As the revolutionary Karl Marx put it, “The emancipation of the working class is the act of the working class.”

Socialism can’t be handed down to us from above. Marxists argue that revolution is needed for two main reasons.

First, winning socialism requires challenging the ruling class and the state machines that back them. They will resist this.

In Russia some 14 armies invaded to aid the counter-revolutionary White Army.

The only way to win a socialist society is by workers imposing it and resisting any attempts at counter-revolution from the old rulers.

The second reason is to do with the transformation it brings about in those taking part.

Marx wrote, “Revolution is necessary, not only because the ruling class cannot be overthrown in any other way, but also because the class overthrowing it can only in a revolution succeed in ridding itself of all the muck of ages and become fitted to found society anew.”

In the process of creating a new world, people begin to transform themselves.

Of course revolutions are not simple affairs. Any successful socialist revolution will have to spread internationally in order to survive. It will need a well organised and rooted revolutionary party.

Old ideas and superstitions won’t completely disappear straight away. And the ruling class will throw everything it has at destroying any revolutionary movement.

But a socialist revolution can get rid of the exploitation, oppression and violence that destroys so many lives today.

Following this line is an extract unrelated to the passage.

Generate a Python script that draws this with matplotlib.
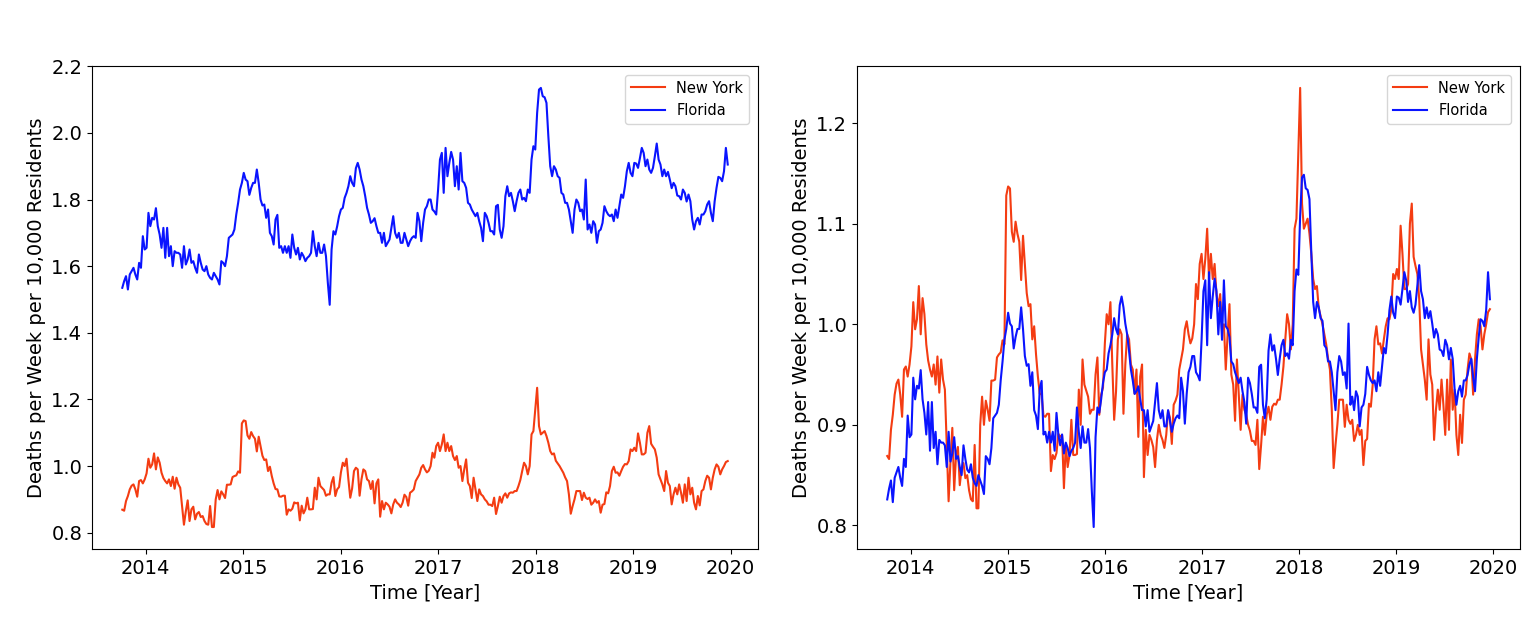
import numpy as np
import pandas as pd
import matplotlib
matplotlib.use("Agg")
import matplotlib.pyplot as plt

# weekly deaths per 10,000 residents, Oct 2013 - Dec 2019
weeks = pd.date_range("2013-10-05", periods=325, freq="7D")

new_york = [
    0.869, 0.866, 0.895, 0.91, 0.93, 0.941, 0.945, 0.93, 0.908, 0.955,
    0.958, 0.948, 0.96, 0.978, 1.022, 0.995, 1.005, 1.038, 0.99, 1.026,
    1.01, 0.98, 0.964, 0.955, 0.948, 0.96, 0.94, 0.968, 0.932, 0.965,
    0.945, 0.935, 0.88, 0.824, 0.864, 0.897, 0.835, 0.87, 0.878, 0.84,
    0.857, 0.862, 0.847, 0.85, 0.835, 0.826, 0.824, 0.88, 0.817, 0.817,
    0.9, 0.928, 0.9, 0.924, 0.915, 0.904, 0.944, 0.944, 0.945, 0.967,
    0.97, 0.972, 0.984, 0.98, 1.128, 1.137, 1.135, 1.092, 1.082, 1.102,
    1.09, 1.082, 1.044, 1.088, 1.06, 1.031, 1.018, 1.02, 0.985, 0.998,
    0.97, 0.948,
    0.931, 0.93, 0.909, 0.908, 0.911, 0.911, 0.854, 0.870,
    0.866, 0.872, 0.891, 0.888, 0.89, 0.837, 0.881, 0.858, 0.87, 0.905,
    0.87, 0.87, 0.871, 0.935, 0.90, 0.965, 0.94, 0.934, 0.928, 0.911,
    0.915, 0.915, 0.95, 0.967, 0.91, 0.93, 0.937, 0.981, 1.01, 1.00,
    1.022, 0.96, 0.905, 0.933, 0.985, 0.995, 0.99, 0.911, 0.96, 0.99,
    0.985, 0.96, 0.955, 0.931, 0.955, 0.888, 0.948, 0.96, 0.848, 0.895,
    0.870, 0.890, 0.885, 0.878, 0.858, 0.885, 0.90, 0.89, 0.885, 0.877,
    0.89, 0.914, 0.907, 0.881, 0.92, 0.924, 0.93, 0.955, 0.965, 0.975,
    0.995, 1.003,
    0.99, 0.981, 0.986, 1.00, 1.04, 1.025, 1.06, 1.07,
    1.045, 1.065, 1.095, 1.045, 1.07, 1.045, 1.06, 1.03, 1.018, 1.03,
    0.995, 1.00, 0.955, 0.99, 1.02, 0.95, 0.94, 0.904, 0.965, 0.93,
    0.895, 0.93, 0.915, 0.91, 0.90, 0.894, 0.884, 0.884, 0.88, 0.905,
    0.856, 0.88, 0.908, 0.89, 0.91, 0.918, 0.905, 0.918, 0.921, 0.920,
    0.925, 0.925, 0.94, 0.958, 0.985, 1.01, 1.00, 0.975, 1.00, 1.095,
    1.105, 1.17, 1.235, 1.12, 1.095, 1.10, 1.105, 1.09, 1.07, 1.045,
    1.035, 1.038, 1.016, 1.008, 1.0, 0.99, 0.98, 0.966, 0.955, 0.915,
    0.857, 0.88, 0.90, 0.925,
    0.925, 0.925, 0.898, 0.92, 0.905, 0.901,
    0.905, 0.884, 0.89, 0.9, 0.89, 0.895, 0.86, 0.884, 0.886, 0.921,
    0.918, 0.94, 0.985, 0.998, 0.98, 0.981, 0.971, 0.985, 0.998, 1.006,
    1.005, 1.015, 1.05, 1.045, 1.055, 1.045, 1.098, 1.07, 1.035, 1.035,
    1.04, 1.10, 1.12, 1.067, 1.058, 1.05, 1.025, 0.975, 0.96, 0.945,
    0.925, 0.985, 0.95, 0.94, 0.885, 0.915, 0.935, 0.915, 0.945, 0.92,
    0.89, 0.945, 0.895, 0.965, 0.915, 0.935, 0.89, 0.87, 0.91, 0.882,
    0.925, 0.93, 0.955, 0.971, 0.965, 0.93, 0.965, 0.99, 1.005, 0.998,
    0.975, 0.99, 1.0, 1.012, 1.015,
]

florida = [
    1.535, 1.555, 1.57, 1.53, 1.575, 1.585, 1.595, 1.575, 1.56, 1.61,
    1.595, 1.69, 1.65, 1.655, 1.76, 1.72, 1.745, 1.74, 1.774, 1.72,
    1.695, 1.655, 1.715, 1.625, 1.715, 1.63, 1.66, 1.6, 1.645, 1.64,
    1.64, 1.635, 1.595, 1.66, 1.605, 1.62, 1.65, 1.61, 1.615, 1.595,
    1.58, 1.635, 1.61, 1.59, 1.585, 1.6, 1.575, 1.565, 1.56, 1.58,
    1.57, 1.56, 1.545, 1.615, 1.61, 1.6, 1.63, 1.685, 1.69, 1.695,
    1.71, 1.755, 1.79, 1.83, 1.85, 1.88, 1.86, 1.855, 1.814, 1.835,
    1.85, 1.85, 1.89, 1.85, 1.80, 1.782, 1.785, 1.745, 1.77, 1.70,
    1.69, 1.665, 1.74, 1.754, 1.655, 1.66, 1.64, 1.66, 1.64, 1.66,
    1.625, 1.695, 1.655, 1.635, 1.655, 1.62, 1.64, 1.63, 1.615, 1.625,
    1.63, 1.64, 1.705, 1.66, 1.63, 1.67, 1.64, 1.64, 1.665, 1.63,
    1.55, 1.484, 1.65, 1.705, 1.695, 1.72, 1.75, 1.77, 1.775, 1.805,
    1.82, 1.84, 1.87,
    1.85, 1.84, 1.894, 1.91, 1.89, 1.86, 1.84,
    1.81, 1.775, 1.755, 1.73, 1.735, 1.744, 1.72, 1.70, 1.70, 1.67,
    1.70, 1.66, 1.67, 1.68, 1.715, 1.75, 1.70, 1.685, 1.70, 1.67,
    1.67, 1.70, 1.68, 1.66, 1.675, 1.685, 1.69, 1.685, 1.76, 1.735,
    1.675, 1.73, 1.77, 1.78, 1.80, 1.80, 1.77, 1.764, 1.755, 1.83,
    1.92, 1.94, 1.82, 1.955, 1.87, 1.91, 1.943, 1.92, 1.84, 1.90,
    1.83, 1.94, 1.855, 1.85, 1.835, 1.79, 1.785, 1.77, 1.76, 1.75,
    1.76, 1.735, 1.715, 1.675, 1.76, 1.75, 1.73, 1.705, 1.705, 1.695,
    1.78, 1.784, 1.71, 1.685, 1.72, 1.81, 1.84, 1.81, 1.82, 1.795,
    1.765, 1.795, 1.82, 1.83, 1.80, 1.805, 1.795, 1.83, 1.82, 1.92,
    1.96, 1.95, 2.06, 2.13, 2.135, 2.11, 2.107, 2.09, 1.99, 1.90,
    1.87, 1.90, 1.89, 1.87, 1.865, 1.82, 1.815, 1.79, 1.79, 1.77,
    1.735, 1.70, 1.77, 1.80, 1.79, 1.765,
    1.77, 1.74, 1.86, 1.71,
    1.725, 1.70, 1.735, 1.725, 1.67, 1.705, 1.71, 1.73, 1.78, 1.765,
    1.755, 1.75, 1.755, 1.735, 1.77, 1.745, 1.78, 1.815, 1.805, 1.84,
    1.885, 1.91, 1.88, 1.87, 1.91, 1.908, 1.895, 1.924, 1.955, 1.94,
    1.90, 1.92, 1.89, 1.88, 1.895, 1.93, 1.968, 1.92, 1.905, 1.87,
    1.89, 1.87, 1.883, 1.86, 1.834, 1.85, 1.84, 1.812, 1.81, 1.80,
    1.83, 1.82, 1.794, 1.815, 1.795, 1.74, 1.71, 1.735, 1.745, 1.725,
    1.755, 1.755, 1.765, 1.785, 1.795, 1.76, 1.735, 1.795, 1.835, 1.868,
    1.865, 1.855, 1.885, 1.955, 1.905,
]

# factor that brings Florida onto New York's level in the second panel
florida_scale = 0.538

ny = np.array(new_york)
fl = np.array(florida)
fl_scaled = fl * florida_scale

red = "#f43c12"
blue = "#0a14ff"

fig = plt.figure(figsize=(15.36, 6.3), dpi=100)
ax1 = fig.add_axes([0.0599, 0.1286, 0.4336, 0.7667])
ax2 = fig.add_axes([0.558, 0.1286, 0.4316, 0.7667])

ax1.plot(weeks, ny, color=red, label="New York")
ax1.plot(weeks, fl, color=blue, label="Florida")

ax2.plot(weeks, ny, color=red, label="New York")
ax2.plot(weeks, fl_scaled, color=blue, label="Florida")

for ax in (ax1, ax2):
    ax.set_xlabel("Time [Year]", fontsize=14)
    ax.set_ylabel("Deaths per Week per 10,000 Residents", fontsize=14)
    ax.tick_params(labelsize=14)
    ax.legend(loc="upper right", fontsize=10.5, handlelength=2.3,
              borderaxespad=0.6)

fig.savefig("out.png", dpi=100)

And the numbers that the working class can mobilise are far, far greater than anything the cops and the state can throw at it.

We have the resources, the power and the potential to build a very different world. Class struggle is built into capitalism. And time after time, this has grown into a revolutionary challenge to the system.

There will be revolutions in the future but change is not guaranteed. Our job is to push for a socialist transformation of society.